[Data excerpt]

____________________

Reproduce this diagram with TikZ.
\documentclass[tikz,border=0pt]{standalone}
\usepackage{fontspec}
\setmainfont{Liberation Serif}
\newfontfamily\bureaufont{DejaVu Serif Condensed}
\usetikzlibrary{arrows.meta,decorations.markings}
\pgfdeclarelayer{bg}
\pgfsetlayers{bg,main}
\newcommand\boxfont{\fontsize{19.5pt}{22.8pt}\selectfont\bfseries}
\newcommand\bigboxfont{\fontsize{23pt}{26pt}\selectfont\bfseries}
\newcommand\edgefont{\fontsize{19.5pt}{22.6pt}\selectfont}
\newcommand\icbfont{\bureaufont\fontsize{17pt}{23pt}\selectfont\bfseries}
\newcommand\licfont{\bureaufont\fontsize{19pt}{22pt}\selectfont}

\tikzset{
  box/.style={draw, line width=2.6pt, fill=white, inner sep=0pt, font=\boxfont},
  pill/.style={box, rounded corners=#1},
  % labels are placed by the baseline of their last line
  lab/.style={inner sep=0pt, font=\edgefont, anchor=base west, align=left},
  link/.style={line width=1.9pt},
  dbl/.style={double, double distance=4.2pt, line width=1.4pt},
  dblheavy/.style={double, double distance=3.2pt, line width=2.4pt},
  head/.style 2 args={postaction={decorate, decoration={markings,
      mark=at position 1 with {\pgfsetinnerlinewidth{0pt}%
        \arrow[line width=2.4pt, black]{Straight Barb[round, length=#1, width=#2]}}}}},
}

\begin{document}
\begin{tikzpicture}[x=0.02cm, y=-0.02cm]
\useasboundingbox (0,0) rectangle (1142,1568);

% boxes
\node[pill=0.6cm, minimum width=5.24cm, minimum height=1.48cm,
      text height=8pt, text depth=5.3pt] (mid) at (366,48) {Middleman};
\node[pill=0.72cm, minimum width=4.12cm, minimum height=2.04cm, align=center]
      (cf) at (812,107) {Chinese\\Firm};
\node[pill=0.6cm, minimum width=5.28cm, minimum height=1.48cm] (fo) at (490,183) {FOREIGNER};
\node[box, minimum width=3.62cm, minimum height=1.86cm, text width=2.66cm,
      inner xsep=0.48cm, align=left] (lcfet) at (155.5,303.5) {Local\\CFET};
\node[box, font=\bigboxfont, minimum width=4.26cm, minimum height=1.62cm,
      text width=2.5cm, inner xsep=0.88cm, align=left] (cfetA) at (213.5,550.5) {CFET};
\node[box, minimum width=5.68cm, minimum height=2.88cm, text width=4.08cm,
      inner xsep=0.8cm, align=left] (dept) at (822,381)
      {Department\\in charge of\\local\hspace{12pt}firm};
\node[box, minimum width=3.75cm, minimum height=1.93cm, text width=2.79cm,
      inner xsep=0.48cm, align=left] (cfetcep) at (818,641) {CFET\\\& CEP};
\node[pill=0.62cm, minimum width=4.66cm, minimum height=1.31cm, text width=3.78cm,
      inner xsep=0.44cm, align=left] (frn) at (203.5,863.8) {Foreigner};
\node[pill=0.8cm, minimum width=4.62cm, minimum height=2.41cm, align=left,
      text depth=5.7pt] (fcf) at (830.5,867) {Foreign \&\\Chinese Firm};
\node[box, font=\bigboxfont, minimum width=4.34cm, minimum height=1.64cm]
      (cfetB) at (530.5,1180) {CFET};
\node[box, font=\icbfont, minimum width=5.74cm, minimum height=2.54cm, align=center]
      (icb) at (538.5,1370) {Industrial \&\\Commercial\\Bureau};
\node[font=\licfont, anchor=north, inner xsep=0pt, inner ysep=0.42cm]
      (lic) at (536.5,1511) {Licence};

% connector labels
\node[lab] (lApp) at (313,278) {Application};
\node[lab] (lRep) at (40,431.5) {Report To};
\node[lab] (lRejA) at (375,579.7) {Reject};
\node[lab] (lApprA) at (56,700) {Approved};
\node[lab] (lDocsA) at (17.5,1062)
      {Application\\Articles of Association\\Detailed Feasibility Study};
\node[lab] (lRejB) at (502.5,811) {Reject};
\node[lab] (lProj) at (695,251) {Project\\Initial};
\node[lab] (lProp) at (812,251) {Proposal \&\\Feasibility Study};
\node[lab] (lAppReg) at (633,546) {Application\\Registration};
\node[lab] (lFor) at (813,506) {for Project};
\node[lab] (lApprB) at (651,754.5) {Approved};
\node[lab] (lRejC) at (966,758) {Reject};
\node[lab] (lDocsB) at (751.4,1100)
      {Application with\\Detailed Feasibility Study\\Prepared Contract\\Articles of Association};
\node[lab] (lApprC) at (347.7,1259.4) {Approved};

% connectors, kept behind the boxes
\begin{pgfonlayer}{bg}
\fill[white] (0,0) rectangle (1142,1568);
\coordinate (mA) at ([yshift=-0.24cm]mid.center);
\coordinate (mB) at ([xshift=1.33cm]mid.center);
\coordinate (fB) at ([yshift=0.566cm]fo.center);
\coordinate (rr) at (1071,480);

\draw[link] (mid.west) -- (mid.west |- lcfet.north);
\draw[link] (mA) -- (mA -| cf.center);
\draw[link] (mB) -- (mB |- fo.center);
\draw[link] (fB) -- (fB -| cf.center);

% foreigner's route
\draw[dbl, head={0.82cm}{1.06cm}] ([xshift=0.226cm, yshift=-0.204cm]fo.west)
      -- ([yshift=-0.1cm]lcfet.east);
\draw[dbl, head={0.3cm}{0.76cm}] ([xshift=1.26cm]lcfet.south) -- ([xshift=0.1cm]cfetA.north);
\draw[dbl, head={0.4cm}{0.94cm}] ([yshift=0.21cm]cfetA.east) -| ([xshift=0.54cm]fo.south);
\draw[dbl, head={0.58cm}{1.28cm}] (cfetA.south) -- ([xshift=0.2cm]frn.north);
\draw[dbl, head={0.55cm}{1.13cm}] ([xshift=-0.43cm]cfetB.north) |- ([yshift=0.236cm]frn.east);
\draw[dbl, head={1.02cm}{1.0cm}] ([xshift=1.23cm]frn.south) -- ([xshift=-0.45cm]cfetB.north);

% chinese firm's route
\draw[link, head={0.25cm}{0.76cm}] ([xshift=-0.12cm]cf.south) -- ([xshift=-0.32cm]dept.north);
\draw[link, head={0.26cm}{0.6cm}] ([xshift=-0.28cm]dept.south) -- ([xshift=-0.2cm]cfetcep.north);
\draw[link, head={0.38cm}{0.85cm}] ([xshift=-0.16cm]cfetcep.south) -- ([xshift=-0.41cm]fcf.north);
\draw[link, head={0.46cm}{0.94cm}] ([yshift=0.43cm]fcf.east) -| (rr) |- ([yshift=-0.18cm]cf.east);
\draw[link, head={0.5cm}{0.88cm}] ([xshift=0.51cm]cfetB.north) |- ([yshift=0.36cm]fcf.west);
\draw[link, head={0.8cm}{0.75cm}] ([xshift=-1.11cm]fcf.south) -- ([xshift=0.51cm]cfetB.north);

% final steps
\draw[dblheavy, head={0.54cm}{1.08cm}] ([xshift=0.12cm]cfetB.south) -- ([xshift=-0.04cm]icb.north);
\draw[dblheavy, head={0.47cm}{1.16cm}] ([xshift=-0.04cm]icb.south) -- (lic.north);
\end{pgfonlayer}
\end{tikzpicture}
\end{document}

____________________

[Problem details]
Retype the material in full. Each word must match.

[Written reply]
Reproduce this diagram with TikZ.
\documentclass[tikz,border=0pt]{standalone}
\usepackage{fontspec}
\setmainfont{Liberation Serif}
\newfontfamily\bureaufont{DejaVu Serif Condensed}
\usetikzlibrary{arrows.meta,decorations.markings}
\pgfdeclarelayer{bg}
\pgfsetlayers{bg,main}
\newcommand\boxfont{\fontsize{19.5pt}{22.8pt}\selectfont\bfseries}
\newcommand\bigboxfont{\fontsize{23pt}{26pt}\selectfont\bfseries}
\newcommand\edgefont{\fontsize{19.5pt}{22.6pt}\selectfont}
\newcommand\icbfont{\bureaufont\fontsize{17pt}{23pt}\selectfont\bfseries}
\newcommand\licfont{\bureaufont\fontsize{19pt}{22pt}\selectfont}

\tikzset{
  box/.style={draw, line width=2.6pt, fill=white, inner sep=0pt, font=\boxfont},
  pill/.style={box, rounded corners=#1},
  % labels are placed by the baseline of their last line
  lab/.style={inner sep=0pt, font=\edgefont, anchor=base west, align=left},
  link/.style={line width=1.9pt},
  dbl/.style={double, double distance=4.2pt, line width=1.4pt},
  dblheavy/.style={double, double distance=3.2pt, line width=2.4pt},
  head/.style 2 args={postaction={decorate, decoration={markings,
      mark=at position 1 with {\pgfsetinnerlinewidth{0pt}%
        \arrow[line width=2.4pt, black]{Straight Barb[round, length=#1, width=#2]}}}}},
}

\begin{document}
\begin{tikzpicture}[x=0.02cm, y=-0.02cm]
\useasboundingbox (0,0) rectangle (1142,1568);

% boxes
\node[pill=0.6cm, minimum width=5.24cm, minimum height=1.48cm,
      text height=8pt, text depth=5.3pt] (mid) at (366,48) {Middleman};
\node[pill=0.72cm, minimum width=4.12cm, minimum height=2.04cm, align=center]
      (cf) at (812,107) {Chinese\\Firm};
\node[pill=0.6cm, minimum width=5.28cm, minimum height=1.48cm] (fo) at (490,183) {FOREIGNER};
\node[box, minimum width=3.62cm, minimum height=1.86cm, text width=2.66cm,
      inner xsep=0.48cm, align=left] (lcfet) at (155.5,303.5) {Local\\CFET};
\node[box, font=\bigboxfont, minimum width=4.26cm, minimum height=1.62cm,
      text width=2.5cm, inner xsep=0.88cm, align=left] (cfetA) at (213.5,550.5) {CFET};
\node[box, minimum width=5.68cm, minimum height=2.88cm, text width=4.08cm,
      inner xsep=0.8cm, align=left] (dept) at (822,381)
      {Department\\in charge of\\local\hspace{12pt}firm};
\node[box, minimum width=3.75cm, minimum height=1.93cm, text width=2.79cm,
      inner xsep=0.48cm, align=left] (cfetcep) at (818,641) {CFET\\\& CEP};
\node[pill=0.62cm, minimum width=4.66cm, minimum height=1.31cm, text width=3.78cm,
      inner xsep=0.44cm, align=left] (frn) at (203.5,863.8) {Foreigner};
\node[pill=0.8cm, minimum width=4.62cm, minimum height=2.41cm, align=left,
      text depth=5.7pt] (fcf) at (830.5,867) {Foreign \&\\Chinese Firm};
\node[box, font=\bigboxfont, minimum width=4.34cm, minimum height=1.64cm]
      (cfetB) at (530.5,1180) {CFET};
\node[box, font=\icbfont, minimum width=5.74cm, minimum height=2.54cm, align=center]
      (icb) at (538.5,1370) {Industrial \&\\Commercial\\Bureau};
\node[font=\licfont, anchor=north, inner xsep=0pt, inner ysep=0.42cm]
      (lic) at (536.5,1511) {Licence};

% connector labels
\node[lab] (lApp) at (313,278) {Application};
\node[lab] (lRep) at (40,431.5) {Report To};
\node[lab] (lRejA) at (375,579.7) {Reject};
\node[lab] (lApprA) at (56,700) {Approved};
\node[lab] (lDocsA) at (17.5,1062)
      {Application\\Articles of Association\\Detailed Feasibility Study};
\node[lab] (lRejB) at (502.5,811) {Reject};
\node[lab] (lProj) at (695,251) {Project\\Initial};
\node[lab] (lProp) at (812,251) {Proposal \&\\Feasibility Study};
\node[lab] (lAppReg) at (633,546) {Application\\Registration};
\node[lab] (lFor) at (813,506) {for Project};
\node[lab] (lApprB) at (651,754.5) {Approved};
\node[lab] (lRejC) at (966,758) {Reject};
\node[lab] (lDocsB) at (751.4,1100)
      {Application with\\Detailed Feasibility Study\\Prepared Contract\\Articles of Association};
\node[lab] (lApprC) at (347.7,1259.4) {Approved};

% connectors, kept behind the boxes
\begin{pgfonlayer}{bg}
\fill[white] (0,0) rectangle (1142,1568);
\coordinate (mA) at ([yshift=-0.24cm]mid.center);
\coordinate (mB) at ([xshift=1.33cm]mid.center);
\coordinate (fB) at ([yshift=0.566cm]fo.center);
\coordinate (rr) at (1071,480);

\draw[link] (mid.west) -- (mid.west |- lcfet.north);
\draw[link] (mA) -- (mA -| cf.center);
\draw[link] (mB) -- (mB |- fo.center);
\draw[link] (fB) -- (fB -| cf.center);

% foreigner's route
\draw[dbl, head={0.82cm}{1.06cm}] ([xshift=0.226cm, yshift=-0.204cm]fo.west)
      -- ([yshift=-0.1cm]lcfet.east);
\draw[dbl, head={0.3cm}{0.76cm}] ([xshift=1.26cm]lcfet.south) -- ([xshift=0.1cm]cfetA.north);
\draw[dbl, head={0.4cm}{0.94cm}] ([yshift=0.21cm]cfetA.east) -| ([xshift=0.54cm]fo.south);
\draw[dbl, head={0.58cm}{1.28cm}] (cfetA.south) -- ([xshift=0.2cm]frn.north);
\draw[dbl, head={0.55cm}{1.13cm}] ([xshift=-0.43cm]cfetB.north) |- ([yshift=0.236cm]frn.east);
\draw[dbl, head={1.02cm}{1.0cm}] ([xshift=1.23cm]frn.south) -- ([xshift=-0.45cm]cfetB.north);

% chinese firm's route
\draw[link, head={0.25cm}{0.76cm}] ([xshift=-0.12cm]cf.south) -- ([xshift=-0.32cm]dept.north);
\draw[link, head={0.26cm}{0.6cm}] ([xshift=-0.28cm]dept.south) -- ([xshift=-0.2cm]cfetcep.north);
\draw[link, head={0.38cm}{0.85cm}] ([xshift=-0.16cm]cfetcep.south) -- ([xshift=-0.41cm]fcf.north);
\draw[link, head={0.46cm}{0.94cm}] ([yshift=0.43cm]fcf.east) -| (rr) |- ([yshift=-0.18cm]cf.east);
\draw[link, head={0.5cm}{0.88cm}] ([xshift=0.51cm]cfetB.north) |- ([yshift=0.36cm]fcf.west);
\draw[link, head={0.8cm}{0.75cm}] ([xshift=-1.11cm]fcf.south) -- ([xshift=0.51cm]cfetB.north);

% final steps
\draw[dblheavy, head={0.54cm}{1.08cm}] ([xshift=0.12cm]cfetB.south) -- ([xshift=-0.04cm]icb.north);
\draw[dblheavy, head={0.47cm}{1.16cm}] ([xshift=-0.04cm]icb.south) -- (lic.north);
\end{pgfonlayer}
\end{tikzpicture}
\end{document}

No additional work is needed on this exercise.